Water ought to be reallocated based upon sustainable practices using historical low-flow years revised by the best scientific models and latest data.
Absolutely. Here’s the distribution according to the Colorado River Compact, in force since 1922, in millions of acre-feet per year:
California 4.40
Colorado 3.88
Arizona 2.85
Utah 1.73
Wyoming 1.05
New Mexico 0.84
Nevada 0.30
And since 1944, 1.5 million acre feet has to be delivered to Mexico.
That adds up, if I’m not mistaken, to 16.55 million acre-feet. Current thinking is that the average annual flow of the river is actually less than 14 million acre-feet per year. The compact is being renegotiated. The likelihood that Nevada will actually come out of those negotiations with more water is small, I’m thinking.
yeah, that’s why Diane and I are contemplating a move out of San Diego at some point—but the “wait until the kids are grown” argument is strong.

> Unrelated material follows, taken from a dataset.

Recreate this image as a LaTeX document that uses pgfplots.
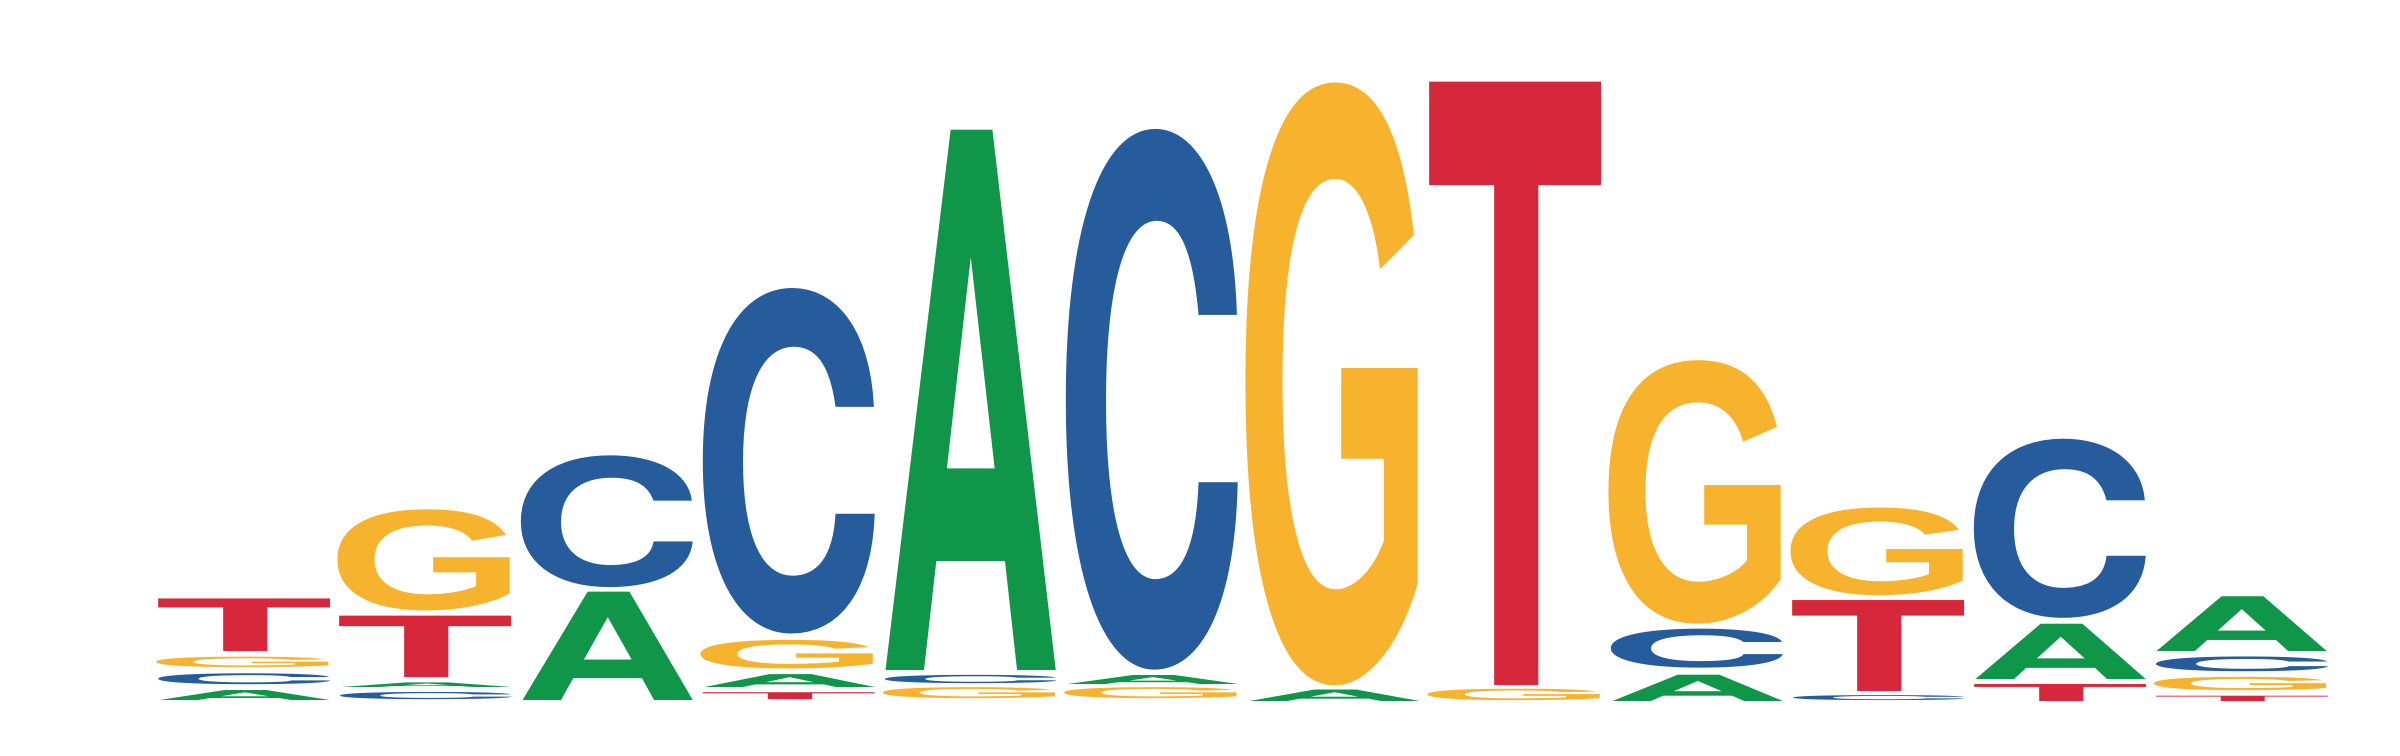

On the larger point, I don’t know what will make our society place any restraints on itself. This goes for “green” energy too. “We’ll need a lot of massive solar power plants in the desert to run our electric cars that will fight global warming,” seems to be the thinking now (Joseph Romm on Salon.com last April). Many comments yesterday on Salon.com ran along the lines of “the desert tortoise has to ‘take one for the team’.” What are the odds that Americans will use cars less and use bikes and transit more in order to protect the desert tortoise?
although, there was this other comment, which I found heartening: “America has turned into nothing but a huge freeway emptying into a shopping center, and it’s SO not inspiring to think of yet another way to power THAT.”
It’s things like this - the residing in places ill-suited to housing vast numbers of people - that shaped my dissertation research and makes me want to smack Bill McKibben whenever his “find your place and live there” advice comes up. Some of us, sir, love places where we very much should not live there; not everyone has the grace to fall in love with forgiving places like Vermont where you can cram a lot of folks in.
Western water law is one of the thorniest things I had to deal with in my research, and the Colorado Compact is one of the most insane.